# Given information start

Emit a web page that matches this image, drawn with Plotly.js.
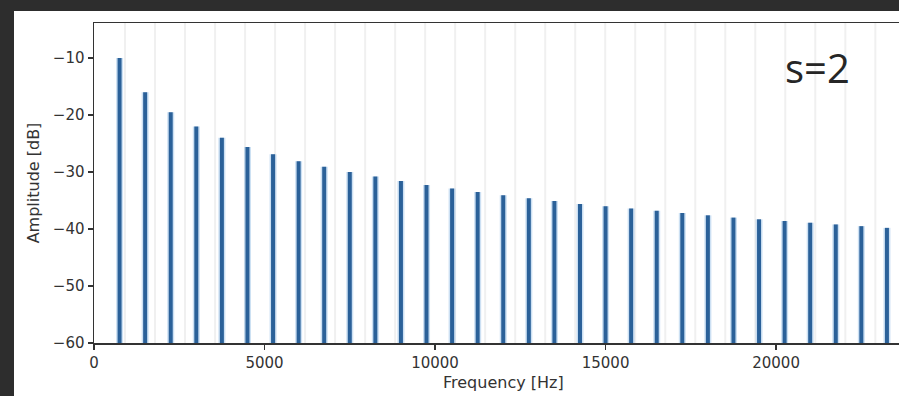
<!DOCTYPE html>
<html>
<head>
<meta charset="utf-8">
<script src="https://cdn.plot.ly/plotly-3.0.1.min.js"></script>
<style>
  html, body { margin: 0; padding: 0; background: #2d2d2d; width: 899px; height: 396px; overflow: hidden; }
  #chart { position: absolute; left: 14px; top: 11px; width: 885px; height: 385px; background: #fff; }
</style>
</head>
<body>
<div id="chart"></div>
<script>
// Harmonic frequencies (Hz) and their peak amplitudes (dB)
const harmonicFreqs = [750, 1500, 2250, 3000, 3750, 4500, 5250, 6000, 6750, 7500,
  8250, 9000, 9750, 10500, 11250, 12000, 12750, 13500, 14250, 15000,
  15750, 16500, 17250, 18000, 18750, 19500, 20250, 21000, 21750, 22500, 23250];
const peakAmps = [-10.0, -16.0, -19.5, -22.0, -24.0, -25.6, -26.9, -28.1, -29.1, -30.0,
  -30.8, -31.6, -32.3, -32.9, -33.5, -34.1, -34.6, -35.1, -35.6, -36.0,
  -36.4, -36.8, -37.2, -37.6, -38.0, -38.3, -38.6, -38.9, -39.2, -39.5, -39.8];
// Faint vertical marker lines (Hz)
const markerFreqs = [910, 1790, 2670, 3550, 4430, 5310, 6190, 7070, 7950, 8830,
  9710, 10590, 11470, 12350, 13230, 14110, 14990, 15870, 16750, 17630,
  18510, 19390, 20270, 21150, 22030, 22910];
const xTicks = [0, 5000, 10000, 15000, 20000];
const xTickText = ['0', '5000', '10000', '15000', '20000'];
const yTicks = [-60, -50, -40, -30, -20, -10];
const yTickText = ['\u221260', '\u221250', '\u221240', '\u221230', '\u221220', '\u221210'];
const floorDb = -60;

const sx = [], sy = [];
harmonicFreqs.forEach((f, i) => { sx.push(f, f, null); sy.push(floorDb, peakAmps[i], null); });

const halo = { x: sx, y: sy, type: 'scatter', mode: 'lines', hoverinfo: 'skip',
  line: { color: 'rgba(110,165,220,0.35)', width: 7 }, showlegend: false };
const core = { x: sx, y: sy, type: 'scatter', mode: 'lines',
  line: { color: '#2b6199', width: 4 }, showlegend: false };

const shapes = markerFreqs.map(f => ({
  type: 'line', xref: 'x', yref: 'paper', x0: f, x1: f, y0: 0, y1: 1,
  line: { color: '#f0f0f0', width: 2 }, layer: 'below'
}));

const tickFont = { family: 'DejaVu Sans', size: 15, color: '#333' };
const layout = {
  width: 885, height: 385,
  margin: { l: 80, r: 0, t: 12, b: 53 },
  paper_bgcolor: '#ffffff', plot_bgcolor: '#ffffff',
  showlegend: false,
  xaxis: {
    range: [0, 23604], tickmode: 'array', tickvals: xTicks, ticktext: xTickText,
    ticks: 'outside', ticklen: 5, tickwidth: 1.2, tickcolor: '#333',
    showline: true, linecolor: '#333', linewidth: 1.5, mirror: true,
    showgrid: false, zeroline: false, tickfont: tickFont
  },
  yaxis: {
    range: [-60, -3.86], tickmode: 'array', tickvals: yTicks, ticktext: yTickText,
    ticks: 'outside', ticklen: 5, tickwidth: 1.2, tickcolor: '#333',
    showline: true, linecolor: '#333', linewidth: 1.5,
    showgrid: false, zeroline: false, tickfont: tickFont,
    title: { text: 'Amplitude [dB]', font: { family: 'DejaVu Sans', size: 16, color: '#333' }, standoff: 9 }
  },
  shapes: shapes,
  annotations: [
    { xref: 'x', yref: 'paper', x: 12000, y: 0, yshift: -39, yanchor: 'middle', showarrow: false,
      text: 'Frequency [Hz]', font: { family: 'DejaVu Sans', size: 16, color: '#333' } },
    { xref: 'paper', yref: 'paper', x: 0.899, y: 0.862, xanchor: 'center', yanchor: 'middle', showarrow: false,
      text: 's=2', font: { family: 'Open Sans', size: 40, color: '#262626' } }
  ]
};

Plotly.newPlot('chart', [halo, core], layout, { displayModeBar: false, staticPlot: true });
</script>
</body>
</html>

# Given information end

(Your instructions):
Leave out the pictures and output the rest of the material exactly as written.

(Finished task):
Emit a web page that matches this image, drawn with Plotly.js.
<!DOCTYPE html>
<html>
<head>
<meta charset="utf-8">
<script src="https://cdn.plot.ly/plotly-3.0.1.min.js"></script>
<style>
  html, body { margin: 0; padding: 0; background: #2d2d2d; width: 899px; height: 396px; overflow: hidden; }
  #chart { position: absolute; left: 14px; top: 11px; width: 885px; height: 385px; background: #fff; }
</style>
</head>
<body>
<div id="chart"></div>
<script>
// Harmonic frequencies (Hz) and their peak amplitudes (dB)
const harmonicFreqs = [750, 1500, 2250, 3000, 3750, 4500, 5250, 6000, 6750, 7500,
  8250, 9000, 9750, 10500, 11250, 12000, 12750, 13500, 14250, 15000,
  15750, 16500, 17250, 18000, 18750, 19500, 20250, 21000, 21750, 22500, 23250];
const peakAmps = [-10.0, -16.0, -19.5, -22.0, -24.0, -25.6, -26.9, -28.1, -29.1, -30.0,
  -30.8, -31.6, -32.3, -32.9, -33.5, -34.1, -34.6, -35.1, -35.6, -36.0,
  -36.4, -36.8, -37.2, -37.6, -38.0, -38.3, -38.6, -38.9, -39.2, -39.5, -39.8];
// Faint vertical marker lines (Hz)
const markerFreqs = [910, 1790, 2670, 3550, 4430, 5310, 6190, 7070, 7950, 8830,
  9710, 10590, 11470, 12350, 13230, 14110, 14990, 15870, 16750, 17630,
  18510, 19390, 20270, 21150, 22030, 22910];
const xTicks = [0, 5000, 10000, 15000, 20000];
const xTickText = ['0', '5000', '10000', '15000', '20000'];
const yTicks = [-60, -50, -40, -30, -20, -10];
const yTickText = ['\u221260', '\u221250', '\u221240', '\u221230', '\u221220', '\u221210'];
const floorDb = -60;

const sx = [], sy = [];
harmonicFreqs.forEach((f, i) => { sx.push(f, f, null); sy.push(floorDb, peakAmps[i], null); });

const halo = { x: sx, y: sy, type: 'scatter', mode: 'lines', hoverinfo: 'skip',
  line: { color: 'rgba(110,165,220,0.35)', width: 7 }, showlegend: false };
const core = { x: sx, y: sy, type: 'scatter', mode: 'lines',
  line: { color: '#2b6199', width: 4 }, showlegend: false };

const shapes = markerFreqs.map(f => ({
  type: 'line', xref: 'x', yref: 'paper', x0: f, x1: f, y0: 0, y1: 1,
  line: { color: '#f0f0f0', width: 2 }, layer: 'below'
}));

const tickFont = { family: 'DejaVu Sans', size: 15, color: '#333' };
const layout = {
  width: 885, height: 385,
  margin: { l: 80, r: 0, t: 12, b: 53 },
  paper_bgcolor: '#ffffff', plot_bgcolor: '#ffffff',
  showlegend: false,
  xaxis: {
    range: [0, 23604], tickmode: 'array', tickvals: xTicks, ticktext: xTickText,
    ticks: 'outside', ticklen: 5, tickwidth: 1.2, tickcolor: '#333',
    showline: true, linecolor: '#333', linewidth: 1.5, mirror: true,
    showgrid: false, zeroline: false, tickfont: tickFont
  },
  yaxis: {
    range: [-60, -3.86], tickmode: 'array', tickvals: yTicks, ticktext: yTickText,
    ticks: 'outside', ticklen: 5, tickwidth: 1.2, tickcolor: '#333',
    showline: true, linecolor: '#333', linewidth: 1.5,
    showgrid: false, zeroline: false, tickfont: tickFont,
    title: { text: 'Amplitude [dB]', font: { family: 'DejaVu Sans', size: 16, color: '#333' }, standoff: 9 }
  },
  shapes: shapes,
  annotations: [
    { xref: 'x', yref: 'paper', x: 12000, y: 0, yshift: -39, yanchor: 'middle', showarrow: false,
      text: 'Frequency [Hz]', font: { family: 'DejaVu Sans', size: 16, color: '#333' } },
    { xref: 'paper', yref: 'paper', x: 0.899, y: 0.862, xanchor: 'center', yanchor: 'middle', showarrow: false,
      text: 's=2', font: { family: 'Open Sans', size: 40, color: '#262626' } }
  ]
};

Plotly.newPlot('chart', [halo, core], layout, { displayModeBar: false, staticPlot: true });
</script>
</body>
</html>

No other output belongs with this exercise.